Taylor sets out to construct the
beginnings of a story about the movement from the porous self to the buffered
self. The porous self stems from the social imaginary of an enchanted world; its primary trait is an openness toward the world as a
causal matrix filled with other humans, spirits, demons, and cosmic forces that produce meaning. Think of a stone like a slate tile that remains porous
and thus can absorb water and other elements. For the porous self, the meanings
of things unfold in a middle space in which the self “absorbs” the meanings that
already exist in the external world. Meaning, then, is prior to the self.
The buffered self is a mind-centered self in which a
boundary between the interior and exterior worlds is in place. Instead of a
porous tile, think about a tile that has been sealed by some chemical so that
it now resists water rather than absorbs it. The mind and the world remain
distinct spaces and thus agency is primarily, if not exclusively, mental. The demonic
becomes a manifestation of some psychological disorder and cosmic agency is
reduced to internal agency. What Taylor means here is a loss of the idea that
there is meaning in the external world that exists prior to the person. Humans
make meaning in contact with the external world rather than receive meaning in
communion with that world. This is the new secularized social imaginary of the
buffered self, closed off to an enchanted world at a fundamental level.
I have often found myself in agreement with
Taylor’s use of the idea of the social imaginary while harboring doubts about his historical analysis. These doubts
are not about the existence of a buffered self so much as how Taylor thinks
this new social imaginary came about. Even today there are many persons who operate with a porous self, as shown by the global rise of Pentecostalism. Taylor’s
response would most likely be to make the move that Peter Brown does when claiming
that pockets of Late Antiquity continued to flourish until at least the year
1000. The enchanted world is still part of the late-modern social imaginary in
pockets here and there. The question is whether the environment is more
hospitable to the porous self or the buffered self, and Taylor clearly thinks
the latter.
But there is a deeper issue. Taylor’s analysis at times betrays a tendency to equate enchantment with the vertical, hierarchically-ordered
world of the Middle Ages and disenchantment with the horizontal world of a
modern moral order.

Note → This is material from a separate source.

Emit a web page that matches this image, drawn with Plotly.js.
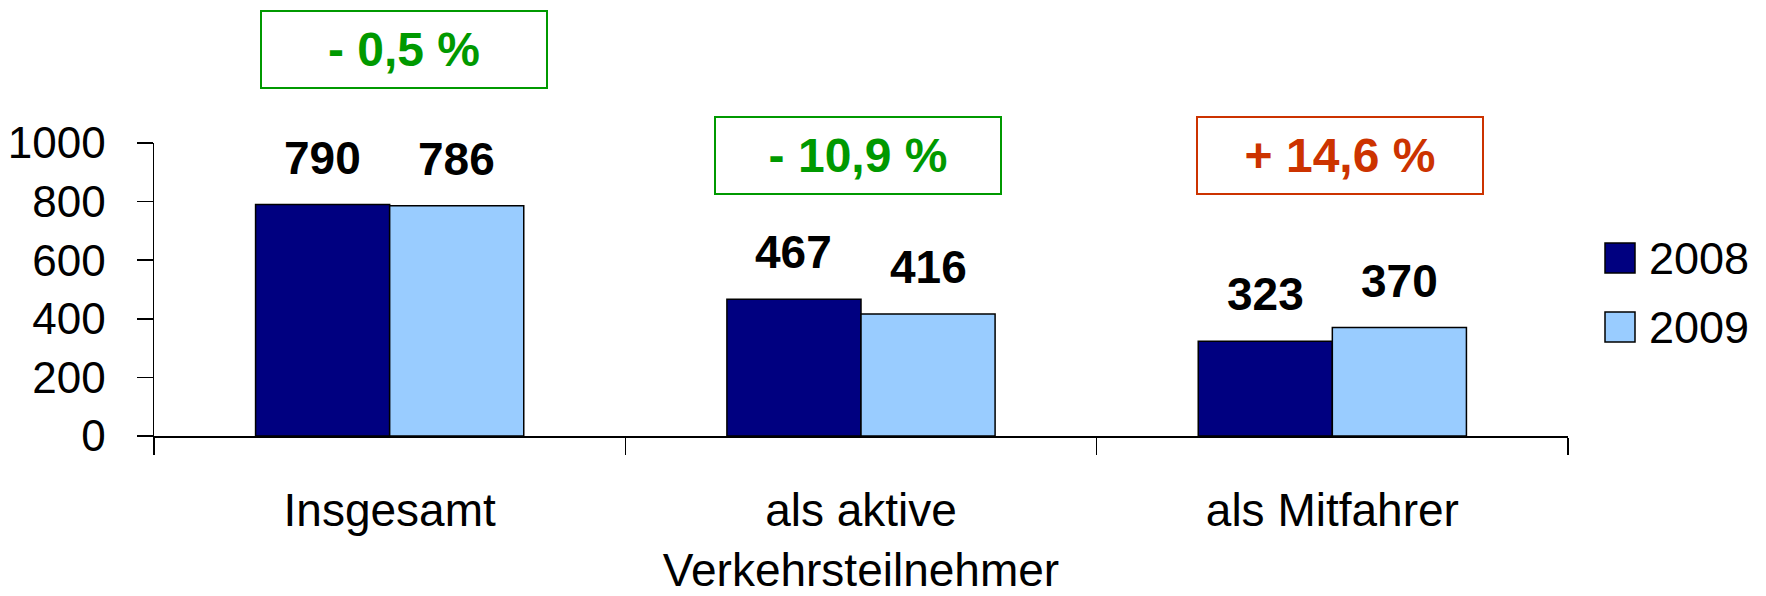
<!DOCTYPE html>
<html>
<head>
<meta charset="utf-8">
<script src="https://cdn.plot.ly/plotly-3.0.1.min.js"></script>
<style>html,body{margin:0;padding:0;background:#fff;}#chart{width:1766px;height:596px;}</style>
</head>
<body>
<div id="chart"></div>
<script>
// ---- data ----
const categories = ['Insgesamt', 'als aktive<br>Verkehrsteilnehmer', 'als Mitfahrer'];
const seriesNames = ['2008', '2009'];
const values2008 = [790, 467, 323];
const values2009 = [786, 416, 370];
const changeLabels = ['- 0,5 %', '- 10,9 %', '+ 14,6 %'];
const yTickValues = [0, 200, 400, 600, 800, 1000];

// ---- styles ----
const barColors = ['#000080', '#99CCFF'];
const changeColors = ['#009900', '#009900', '#CC3300'];
const FONT = 'Liberation Sans, Arial, sans-serif';

const W = 1766, H = 596;
const M = {l: 154, r: 198, t: 143, b: 160};
const PW = W - M.l - M.r, PH = H - M.t - M.b;
const px2x = px => (px - M.l) / PW;
const py2y = py => (H - M.b - py) / PH;

const bargap = 0.431;
const barW = (1 - bargap) / 2;

const allValues = [values2008, values2009];
const traces = allValues.map((vals, j) => ({
  type: 'bar',
  name: seriesNames[j],
  x: categories,
  y: vals,
  marker: {color: barColors[j], line: {color: '#000', width: 1.5}},
  showlegend: false,
  hoverinfo: 'none'
}));

const annotations = [];
// value labels over bars
allValues.forEach((vals, j) => {
  vals.forEach((v, i) => {
    annotations.push({
      xref: 'x', yref: 'y',
      x: i + (j === 0 ? -1 : 1) * barW / 2,
      y: v,
      yshift: 47,
      yanchor: 'middle',
      text: '<b>' + v + '</b>',
      showarrow: false,
      font: {family: FONT, size: 46, color: '#000'}
    });
  });
});
// change boxes
const boxShift = [14, -3, 8];
const boxY = [50, 155, 155];
changeLabels.forEach((t, i) => {
  annotations.push({
    xref: 'x', yref: 'paper',
    x: i, xshift: boxShift[i],
    y: py2y(boxY[i]),
    xanchor: 'center', yanchor: 'middle',
    text: '<b>' + t + '</b>',
    showarrow: false,
    width: 284, height: 75,
    borderwidth: 2, borderpad: 0,
    bordercolor: changeColors[i],
    bgcolor: '#fff',
    font: {family: FONT, size: 48, color: changeColors[i]}
  });
});

// custom legend (large square swatches)
const shapes = [];
const legendTop = [243, 312];
seriesNames.forEach((n, j) => {
  shapes.push({
    type: 'rect', xref: 'paper', yref: 'paper',
    x0: px2x(1605), x1: px2x(1635),
    y0: py2y(legendTop[j]), y1: py2y(legendTop[j] + 30),
    fillcolor: barColors[j],
    line: {color: '#000', width: 1.5}
  });
  annotations.push({
    xref: 'paper', yref: 'paper',
    x: px2x(1647), y: py2y(legendTop[j] + 15),
    xanchor: 'left', yanchor: 'middle',
    text: n, showarrow: false,
    font: {family: FONT, size: 45, color: '#000'}
  });
});

const layout = {
  width: W, height: H,
  margin: M,
  paper_bgcolor: '#fff', plot_bgcolor: '#fff',
  barmode: 'group', bargap: bargap, bargroupgap: 0,
  showlegend: false,
  font: {family: FONT, color: '#000'},
  xaxis: {
    type: 'category',
    tickson: 'boundaries',
    ticks: 'outside', ticklen: 17, tickwidth: 1.5, tickcolor: '#000',
    showline: true, linecolor: '#000', linewidth: 1.5,
    showgrid: false, zeroline: false,
    tickfont: {family: FONT, size: 46, color: '#000'},
    ticklabelstandoff: 33
  },
  yaxis: {
    range: [0, 1000],
    tickvals: yTickValues,
    ticktext: yTickValues.map(String),
    ticks: 'outside', ticklen: 16, tickwidth: 1.5, tickcolor: '#000',
    showline: true, linecolor: '#000', linewidth: 1.5,
    showgrid: false, zeroline: false,
    tickfont: {family: FONT, size: 44, color: '#000'},
    ticklabelstandoff: 22
  },
  annotations: annotations,
  shapes: shapes
};

Plotly.newPlot('chart', traces, layout, {displayModeBar: false, staticPlot: true});
</script>
</body>
</html>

In the vertically oriented world, the priest transmits the divine and inanimate objects like saints’ bones become conduits of the supernatural. In the horizontal world, a rational order reflects
the divine through representative institutions like the public sphere and the
market economy.
Taylor sees this horizontal disenchantment as aided by a strong turn toward
interiorization in the form of the modern novel and the rise of Romanticism, to
name two developments. As Taylor states, “the rich symbolism of the enchanted
world is located in the psyche.” When one adds a self-discipline that craves
privacy (by which Taylor means controlled access to the other) one begins to
move toward individualism. These various trends create an immanent order that
is self-sufficient and governed by its own laws. It does not need or require
outside intervention. The horizontal world of modern republics offers an
immanent frame that produces buffered selves with a focus on discipline,
individuality, and interiorization. This is secular time in which the social
order is created and sustained by humans rather than a cosmic order that humans
“absorb” and imitate in their political and social lives. Humans define the structures
of family, those structures do not define them.
Yet it is Taylor’s division between horizontal disenchantment
and vertical enchantment that gives me pause. I wonder if there is not an
equally horizontal enchantment that sits alongside disenchantment as a social
imaginary. On this third option the presence of God is not in the king nor is
it in the design of the system, but it remains in the people and the objects of
creation. In one respect this is the Protestant option as originally given in
two forms, either the visible community of people through Anabaptism or the
invisible community of the elect through the Magisterial Reformers. These
options gravitate toward spiritualities and ecclesiologies that push up against
institutionalization and hierarchy, but not necessarily at the expense of
enchantment.
I find myself disagreeing with Taylor’s story of the rise of an impersonal order in the Nineteenth Century. Of course one can find deism and a broad move to the impersonal, but there is an equally powerful move to the personal. For example, if one begins with the group of friends in
London in the 1820s and 1830s such as Samuel Taylor Coleridge, Edward Irving,
and Thomas Carlyle, one finds the makings of a theology of immanence and an
organic connection of all life that eventually fractures
into different movements: evangelical revivalist (Irving); high-church
(Coleridge); and high culture (Carlyle). There remains a shared outlook that
God is a work within the world’s processes and that symbols are necessary to
understand the divine/human dynamic. One cannot understand Edward Irving’s turn
to premillennialism, in my view, apart from an effort to interpret the world in
light of Coleridge’s use of symbolic modes of thinking. This is no
providential deism.
This horizontal enchantment sets the stage for the global Pentecostal
movement and the continuation of the porous self. At the end of the day, even a
figure like Thomas Carlyle, whom Taylor sees as part of the problem, retains
the emphasis on divine immanence and God at work in the people, primarily
through the hero who moves history forward. Carlyle was adamantly Protestant
and thought that the church as an invisible reality was a critical counterpart
to a natural supernaturalism that informed the body politic. He was rabidly
anti-institutional in a manner similar to the anti-institutionalism one finds
in Evangelical revivalism, Pentecostalism, and even someone like H. Richard
Niebuhr who insisted that the true church was an organic movement, not an
institution. Carlyle was not so much a prophet of the impersonal order of
disenchantment as a man who sought to maintain the enchanted world by applying a Protestant spirituality of invisible unity to all of humanity. This is one of the points on which Protestants will have to grapple with Taylor’s Catholic reading of late modernity.